Within three weeks, Squash had raised more than £25,000 to start rebuilding. People were popping in with fivers, wanting to contribute something. A local school held a disco to raise money. “What came out of that was that everyone heard about it. We met people who we didn’t know had hope for the new building and what it was bringing to the area,” Owens says.

Choudhry was born in Granby in Liverpool. She says Squash, which finally opened in May 2018, has transformed the street. “Windsor Street was very run down,” she says. “Squash has brought employment into the area. And with the enthusiasm for the garden, a lot of volunteers come in, it’s very positive.”

Earlier this year, Choudhry was in the kitchen when judges for the BBC Food and Farming Awards visited the store. Just a few weeks later, on 12 June, Squash was recognised at the awards ceremony in Bristol, where it won the best shop.

“Our team were over the moon,” Owens says. Local people are popping in again – this time to touch the trophy: an engraved oak chopping board. “We have had a hard slog and the community have pulled together. It’s a restorative thing for us.”

Next, the team are focussing on their 100-year plan: a “slow project” to involve residents in growing food on the street. They got the idea from planting apple and pear trees that live for 100 years in a former pub car park that has become the Grapes Community Food Garden. Squash is also looking for funding to continue its women’s food business programme so more women can benefit.

Choudhry is one of three women to be directly employed by Squash after going through the programme. Another, Asia Afinogenova, was working in retail when she moved to Liverpool a few years ago, until she took time off to have her first child. “I was at home a lot,” she says. “Now I feel really confident. I met lots of totally new people.”

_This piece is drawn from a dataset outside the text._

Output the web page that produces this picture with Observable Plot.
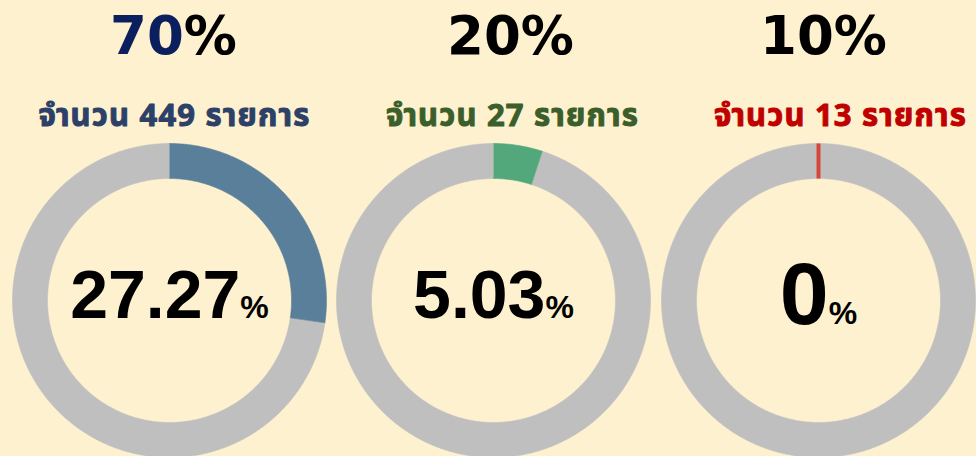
<!DOCTYPE html>
<html><head><meta charset="utf-8">
<script src="https://cdn.jsdelivr.net/npm/d3@7"></script>
<script src="https://cdn.jsdelivr.net/npm/@observablehq/plot@0.6"></script>
<style>
html,body{margin:0;padding:0;background:#fef1cf;}
#chart{width:976px;height:456px;overflow:hidden;}
g[aria-description="subtitle"] text{letter-spacing:1.2px;}
</style></head><body><div id="chart"></div>
<script>
// ---- data ----
const targets = [70, 20, 10];          // heading targets (%)
const counts = [449, 27, 13];          // item counts
const percents = [27.27, 5.03, 0];     // achieved percentage (gauge value)
const countPrefix = "จำนวน";
const countSuffix = "รายการ";

// ---- styles / layout ----
const FONT = '"Liberation Sans", Arial, Helvetica, sans-serif';
const HEAD_FONT = '"DejaVu Sans", sans-serif';
const SUB_FONT = '"Noto Sans Thai", "Liberation Sans", sans-serif';
const valueColors = ["#5a7f9a", "#53a87b", "#d8453b"];
const restColor = "#bfbfbf";
const headColors = ["#0b1f5f", "#000000", "#000000"];
const subColors = ["#2c4068", "#3b5e2b", "#c00000"];
const W = 976, H = 456;
const cx = [169, 493, 818], cy = 300, rOuter = 157, rInner = 122;
const headOffset = [4, 17, 5], subOffset = [5, 19, 22];
const headSize = 53, subSize = 31;
const bigSize = [68, 68, 88], pctSize = 32;

const panels = targets.map((t, i) => ({i, target: t, count: counts[i], pct: percents[i]}));

// ring segments built from values
function ring(i, a0, a1, key, color) {
  const pts = [];
  const n = Math.max(2, Math.ceil((a1 - a0) / 0.5));
  const rad = a => a * Math.PI / 180;
  for (let k = 0; k <= n; k++) {
    const a = rad(a0 + (a1 - a0) * k / n);
    pts.push({key, color, x: cx[i] + rOuter * Math.sin(a), y: cy - rOuter * Math.cos(a)});
  }
  for (let k = n; k >= 0; k--) {
    const a = rad(a0 + (a1 - a0) * k / n);
    pts.push({key, color, x: cx[i] + rInner * Math.sin(a), y: cy - rInner * Math.cos(a)});
  }
  return pts;
}
const segs = [];
panels.forEach(d => {
  const a = d.pct / 100 * 360;
  segs.push(...ring(d.i, a, 360, "rest" + d.i, restColor));
  if (d.pct > 0) segs.push(...ring(d.i, 0, a, "val" + d.i, valueColors[d.i]));
});

// text measuring for split-colour labels
const ctx = document.createElement("canvas").getContext("2d");
function tw(s, size, font) { ctx.font = `bold ${size}px ${font}`; return ctx.measureText(s).width; }
const headSplit = d => cx[d.i] + headOffset[d.i] + (tw(String(d.target), headSize, HEAD_FONT) - tw("%", headSize, HEAD_FONT)) / 2;
const fmt = v => String(+v.toFixed(2));
const bigSplit = d => cx[d.i] + (tw(fmt(d.pct), bigSize[d.i], FONT) - tw("%", pctSize, FONT)) / 2;
const bigBase = d => d.pct === 0 ? 323 : 317;

const chart = Plot.plot({
  width: W, height: H,
  margin: 0,
  x: {domain: [0, W], range: [0, W], axis: null},
  y: {domain: [0, H], range: [0, H], axis: null},
  color: {type: "identity"},
  style: {background: "transparent"},
  marks: [
    Plot.line(segs, {x: "x", y: "y", z: "key", fill: "color", stroke: "color", strokeWidth: 0.6, curve: "linear"}),
    Plot.link(panels.filter(d => d.pct === 0), {
      x1: d => cx[d.i], x2: d => cx[d.i], y1: cy - rInner, y2: cy - rOuter,
      stroke: d => valueColors[d.i], strokeWidth: 4
    }),
    // headings
    Plot.text(panels, {x: headSplit, y: () => 53, text: d => String(d.target), textAnchor: "end", lineAnchor: "bottom",
      fontSize: headSize, fontWeight: "bold", fontFamily: HEAD_FONT, fill: d => headColors[d.i]}),
    Plot.text(panels, {x: headSplit, y: () => 53, text: () => "%", textAnchor: "start", lineAnchor: "bottom",
      fontSize: headSize, fontWeight: "bold", fontFamily: HEAD_FONT, fill: "#000"}),
    // subtitles
    Plot.text(panels, {x: d => cx[d.i] + subOffset[d.i], y: () => 125, text: d => `${countPrefix} ${d.count} ${countSuffix}`,
      lineAnchor: "bottom", fontSize: subSize, fontWeight: "bold", fontFamily: SUB_FONT, fill: d => subColors[d.i],
      stroke: d => subColors[d.i], strokeWidth: 1, ariaDescription: "subtitle"}),
    // centre values
    Plot.text(panels, {x: bigSplit, y: bigBase, text: d => fmt(d.pct), textAnchor: "end", lineAnchor: "bottom",
      fontSize: d => bigSize[d.i], fontWeight: "bold", fontFamily: FONT, fill: "#000"}),
    Plot.text(panels, {x: bigSplit, y: bigBase, text: () => "%", textAnchor: "start", lineAnchor: "bottom",
      fontSize: pctSize, fontWeight: "bold", fontFamily: FONT, fill: "#000"})
  ]
});
document.getElementById("chart").appendChild(chart);
</script></body></html>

Through the programme, Afinogenova learned how to register her kitchen with an environmental health officer. She started a business: Zakwas, which means sourdough in Polish. She has plans to open her own bakery one day.

“I would like to have a cafe with not only bread, but cakes and focaccia,” she says. Recently her husband thought he had found the perfect place for their business, but when he called up it was unavailable. But they will keep looking, she says, and in the meantime Afinogenova will keep baking. “I know how it is now. Sometimes in the kitchen not everything works, but you shouldn’t doubt yourself. You can keep trying.”